Deep impact

Builders and lawmakers revamp fee system

By Janine Anderson

Impact fees worked well in the beginning.

They were designed to help municipalities pay for the services and facilities that new residents would need in the future. And when those fees first appeared in Wisconsin’s construction landscape, the building community and legislators worked together to make sure the fees did just what they were supposed to do.

But over time, problems emerged with the system. Some municipalities charged for items that didn’t make sense, such as golf course clubhouses. Others charged fees for things that were not allowed, like schools.

So builders and legislators recently got together again and hashed out new rules in the form of a bill. The bill was presented by Jerry Deschane, deputy executive vice president of the Wisconsin Builders Association. It was authored by state Sens. Cathy Stepp, R-Sturtevant, and Glenn Grothman, R-West Bend.

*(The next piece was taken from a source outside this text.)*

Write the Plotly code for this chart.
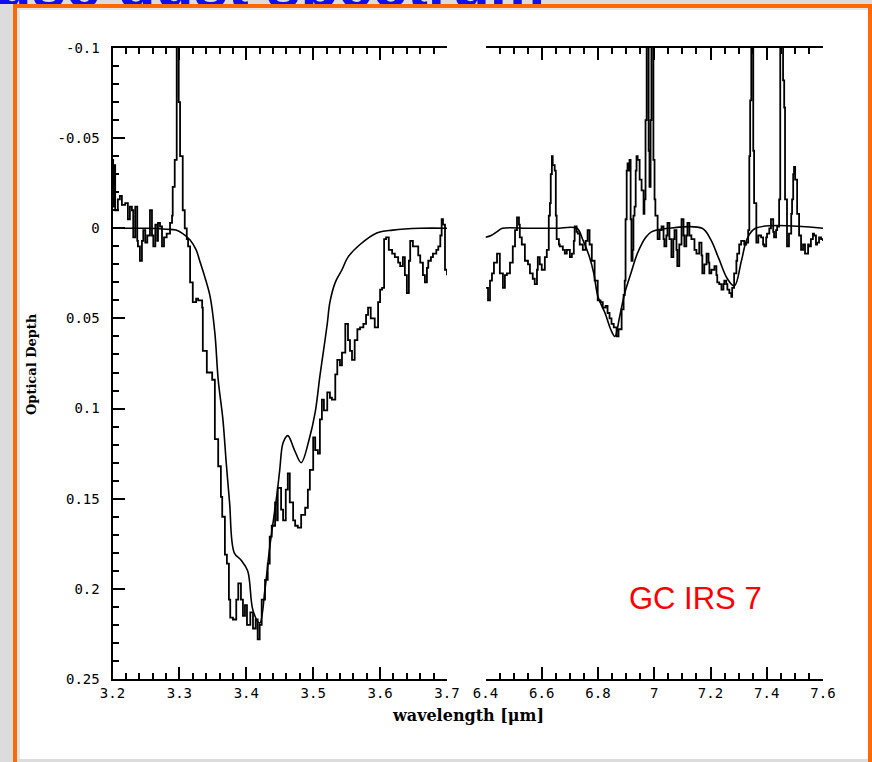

The new impact-fee rules require that only cities, villages and towns, and not counties, charge impact fees; recreational facilities, other than playgrounds and general-use parks, are not acceptable uses for impact fees. Also, fees must now be collected when the building permit is pulled rather than during the planning process, and generally accepted accounting practices must be used to track the fees and what they are to be used for.

Matt Moroney, executive director of the Metropolitan Builders Association, said it was time for the legislation surrounding impact fees to be revamped. Some communities’ impact fees had climbed to upward of $10,000, he said.

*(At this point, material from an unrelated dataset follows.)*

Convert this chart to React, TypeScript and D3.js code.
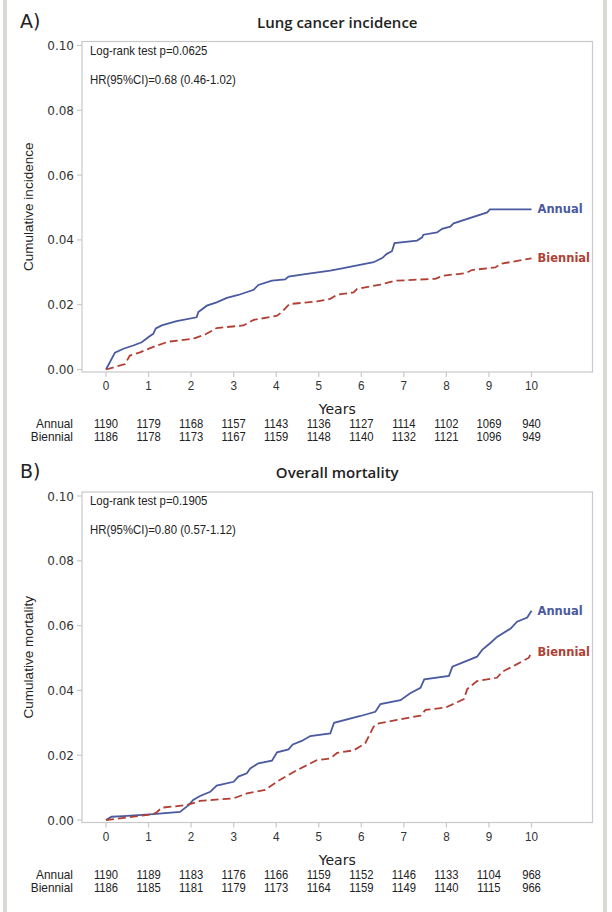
import React from "react";
import * as d3 from "d3";

const years = [0, 1, 2, 3, 4, 5, 6, 7, 8, 9, 10];
const yTicks = [0, 0.02, 0.04, 0.06, 0.08, 0.1];

// Panel A: lung cancer incidence, [year, cumulative incidence]
const incAnnual: [number, number][] = [
  [0, 0], [0.21, 0.0052], [0.41, 0.0064], [0.64, 0.0074], [0.84, 0.0084], [1.0, 0.01], [1.11, 0.011],
  [1.17, 0.0127], [1.31, 0.0136], [1.66, 0.0149], [2.13, 0.0161], [2.17, 0.0177], [2.37, 0.0197],
  [2.6, 0.0207], [2.84, 0.0221], [3.11, 0.023], [3.47, 0.0246], [3.58, 0.0261], [3.9, 0.0274],
  [4.21, 0.0278], [4.29, 0.0287], [4.72, 0.0295], [5.27, 0.0305], [5.58, 0.0313], [6.29, 0.0331],
  [6.49, 0.0344], [6.6, 0.0357], [6.72, 0.0365], [6.78, 0.039], [7.31, 0.0398], [7.43, 0.0408],
  [7.46, 0.0416], [7.78, 0.0423], [7.9, 0.0434], [8.09, 0.0441], [8.17, 0.0451], [8.96, 0.0485],
  [9.02, 0.0494], [10.0, 0.0494],
];
const incBiennial: [number, number][] = [
  [0, 0], [0.45, 0.0017], [0.56, 0.0043], [0.8, 0.0053], [1.15, 0.0072], [1.47, 0.0086], [2.05, 0.0095],
  [2.33, 0.0108], [2.6, 0.0128], [3.23, 0.0136], [3.47, 0.0153], [4.02, 0.0166], [4.13, 0.0177],
  [4.31, 0.0202], [4.96, 0.021], [5.27, 0.0218], [5.43, 0.0231], [5.82, 0.0238], [5.9, 0.0249],
  [6.45, 0.0262], [6.8, 0.0274], [7.74, 0.028], [7.94, 0.029], [8.45, 0.0297], [8.6, 0.0307],
  [9.15, 0.0315], [9.27, 0.0326], [10.0, 0.0343],
];

// Panel B: overall mortality
const mortAnnual: [number, number][] = [
  [0, 0], [0.13, 0.001], [0.41, 0.0012], [1.11, 0.0018], [1.74, 0.0025], [1.94, 0.0046], [2.05, 0.0062],
  [2.21, 0.0074], [2.45, 0.0087], [2.6, 0.0106], [3.0, 0.0118], [3.11, 0.0134], [3.31, 0.0144],
  [3.39, 0.0159], [3.58, 0.0175], [3.9, 0.0183], [4.02, 0.0209], [4.29, 0.0218], [4.39, 0.0233],
  [4.6, 0.0244], [4.8, 0.0259], [5.27, 0.0267], [5.36, 0.03], [5.98, 0.0321], [6.33, 0.0334],
  [6.45, 0.0358], [6.92, 0.037], [7.15, 0.0391], [7.39, 0.0408], [7.48, 0.0434], [8.06, 0.0445],
  [8.14, 0.0473], [8.72, 0.0504], [8.84, 0.0525], [9.04, 0.0547], [9.19, 0.0565], [9.51, 0.0591],
  [9.66, 0.0612], [9.9, 0.0625], [10.0, 0.0646],
];
const mortBiennial: [number, number][] = [
  [0, 0], [1.11, 0.0018], [1.2, 0.0025], [1.31, 0.0038], [1.9, 0.0046], [2.21, 0.0059], [3.0, 0.0067],
  [3.31, 0.0082], [3.74, 0.0093], [4.05, 0.0121], [4.49, 0.0154], [4.96, 0.0185], [5.27, 0.019],
  [5.43, 0.0207], [5.82, 0.0215], [6.09, 0.0236], [6.29, 0.0288], [6.41, 0.0298], [6.84, 0.0309],
  [7.39, 0.0322], [7.51, 0.034], [7.98, 0.0347], [8.41, 0.0373], [8.49, 0.0404], [8.72, 0.0429],
  [9.19, 0.0439], [9.31, 0.0457], [9.66, 0.0481], [9.94, 0.0501], [10.0, 0.052],
];

const incRiskAnnual = [1190, 1179, 1168, 1157, 1143, 1136, 1127, 1114, 1102, 1069, 940];
const incRiskBiennial = [1186, 1178, 1173, 1167, 1159, 1148, 1140, 1132, 1121, 1096, 949];
const mortRiskAnnual = [1190, 1189, 1183, 1176, 1166, 1159, 1152, 1146, 1133, 1104, 968];
const mortRiskBiennial = [1186, 1185, 1181, 1179, 1173, 1164, 1159, 1149, 1140, 1115, 966];

const BLUE = "#4a5a9e";
const RED = "#b23f33";
const GRID = "#c9c9c9";
const FONT = "'DejaVu Sans', sans-serif";
const LIB = "'Liberation Sans', Arial, sans-serif";

type PanelProps = {
  top: number;
  letter: string;
  title: string;
  yLabel: string;
  pText: string;
  hrText: string;
  annual: [number, number][];
  biennial: [number, number][];
  riskA: number[];
  riskB: number[];
};

const FRAME_L = 82;
const FRAME_R = 592.5;

function NText(props: { x: number; y: number; anchor?: string; size: number; sx?: number; children: React.ReactNode; fill?: string }) {
  const sx = props.sx ?? 0.9;
  return (
    <text
      transform={`translate(${props.x},${props.y}) scale(${sx},1)`}
      textAnchor={props.anchor || "start"}
      fontFamily={LIB}
      fontSize={props.size}
      fill={props.fill || "#222"}
    >
      {props.children}
    </text>
  );
}

function Panel(p: PanelProps) {
  const t = p.top; // frame top
  const x = d3.scaleLinear().domain([0, 10]).range([106, 531.5]);
  const y = d3.scaleLinear().domain([0, 0.1]).range([t + 328, t + 4]);
  const frameBottom = t + 330.5;
  const line = d3
    .line<[number, number]>()
    .x((d) => x(d[0]))
    .y((d) => y(d[1]));
  const lastA = p.annual[p.annual.length - 1];
  const lastB = p.biennial[p.biennial.length - 1];
  return (
    <g>
      <text x={20} y={t - 14} fontFamily={FONT} fontSize={19} fill="#222">
        {p.letter}
      </text>
      <text
        x={(FRAME_L + FRAME_R) / 2}
        y={t - 14}
        textAnchor="middle"
        fontFamily="'Open Sans', sans-serif"
        fontSize={15}
        fontWeight={600}
        fill="#222"
      >
        {p.title}
      </text>
      <rect x={FRAME_L} y={t} width={FRAME_R - FRAME_L} height={frameBottom - t} fill="#fff" stroke={GRID} strokeWidth={1.2} />
      {yTicks.map((v) => (
        <g key={v}>
          <line x1={FRAME_L - 5} x2={FRAME_L} y1={y(v)} y2={y(v)} stroke={GRID} strokeWidth={1.2} />
          <text x={FRAME_L - 8} y={y(v) + 4.5} textAnchor="end" fontFamily={FONT} fontSize={12} fill="#333">
            {v.toFixed(2)}
          </text>
        </g>
      ))}
      {years.map((v) => (
        <g key={v}>
          <line x1={x(v)} x2={x(v)} y1={frameBottom} y2={frameBottom + 5} stroke={GRID} strokeWidth={1.2} />
          <NText x={x(v)} y={frameBottom + 18} anchor="middle" size={13} fill="#333">
            {v}
          </NText>
        </g>
      ))}
      <text
        transform={`translate(33,${(t + frameBottom) / 2}) rotate(-90)`}
        textAnchor="middle"
        fontFamily={LIB}
        fontSize={13.5}
        fill="#222"
      >
        {p.yLabel}
      </text>
      <NText x={90} y={t + 13} size={12} sx={0.95}>
        {p.pText}
      </NText>
      <NText x={90} y={t + 42} size={12} sx={0.95}>
        {p.hrText}
      </NText>
      <path d={line(p.annual) || ""} fill="none" stroke={BLUE} strokeWidth={1.8} />
      <path d={line(p.biennial) || ""} fill="none" stroke={RED} strokeWidth={1.8} strokeDasharray="8,4" />
      <text x={x(lastA[0]) + 6} y={y(lastA[1]) + 4} fontFamily={FONT} fontSize={11.5} fontWeight="bold" fill={BLUE}>
        Annual
      </text>
      <text x={x(lastB[0]) + 6} y={y(lastB[1]) + 4} fontFamily={FONT} fontSize={11.5} fontWeight="bold" fill={RED}>
        Biennial
      </text>
      <text x={(FRAME_L + FRAME_R) / 2} y={frameBottom + 42} textAnchor="middle" fontFamily={FONT} fontSize={14} fill="#222">
        Years
      </text>
      <NText x={73} y={frameBottom + 56} anchor="end" size={12.5} sx={0.95}>
        Annual
      </NText>
      <NText x={73} y={frameBottom + 69} anchor="end" size={12.5} sx={0.95}>
        Biennial
      </NText>
      {p.riskA.map((v, i) => (
        <NText key={"a" + i} x={x(years[i])} y={frameBottom + 56} anchor="middle" size={12.5}>
          {v}
        </NText>
      ))}
      {p.riskB.map((v, i) => (
        <NText key={"b" + i} x={x(years[i])} y={frameBottom + 69} anchor="middle" size={12.5}>
          {v}
        </NText>
      ))}
    </g>
  );
}

export default function App() {
  return (
    <svg width={612} height={912} style={{ position: "absolute", left: 0, top: 0, background: "#fff" }}>
      <rect x={0} y={0} width={612} height={912} fill="#fff" />
      <rect x={3} y={0} width={4} height={912} fill="#d9d9d6" />
      <rect x={603} y={0} width={4} height={912} fill="#d9d9d6" />
      <Panel
        top={41.5}
        letter="A)"
        title="Lung cancer incidence"
        yLabel="Cumulative incidence"
        pText="Log-rank test p=0.0625"
        hrText="HR(95%CI)=0.68 (0.46-1.02)"
        annual={incAnnual}
        biennial={incBiennial}
        riskA={incRiskAnnual}
        riskB={incRiskBiennial}
      />
      <Panel
        top={492}
        letter="B)"
        title="Overall mortality"
        yLabel="Cumulative mortality"
        pText="Log-rank test p=0.1905"
        hrText="HR(95%CI)=0.80 (0.57-1.12)"
        annual={mortAnnual}
        biennial={mortBiennial}
        riskA={mortRiskAnnual}
        riskB={mortRiskBiennial}
      />
    </svg>
  );
}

Gorman & Co. Inc.’s Waterford Glen subdivision in Fitchburg features 67 single and duplex lots. The Madison developer paid about $150,000 in impact fees for the development.

Image courtesy of Gorman & Co. Inc.

“We’ve seen excessive fees in our region,” he said. “With tight budgets, communities have been more creative with impact fees.”

When impact fees get too high, they affect housing affordability, Moroney said. Under the previous rules, impact fees were charged during the planning process, and developers were responsible for them. The fees, plus interest and risk, were rolled into the cost of the lot and building the home, he said.

Now, the person building the home sees the exact cost of the impact fees because they are charged when building permits are pulled.

“We are hoping the person that’s actually paying the fee will now be more educated about what their community is doing,” Moroney said.

Scott Nelson, a legislative aide in Stepp’s office, said the old impact-fee system presented other problems. Those included collected fees not being used for the projects they were collected for, counties spending money collected in one part of the county for projects in another and some communities adding impact fees to the general fund, making it very difficult to accurately track the money and its intended purpose.

The new impact fee bill passed in April and was signed by Gov. Jim Doyle in May.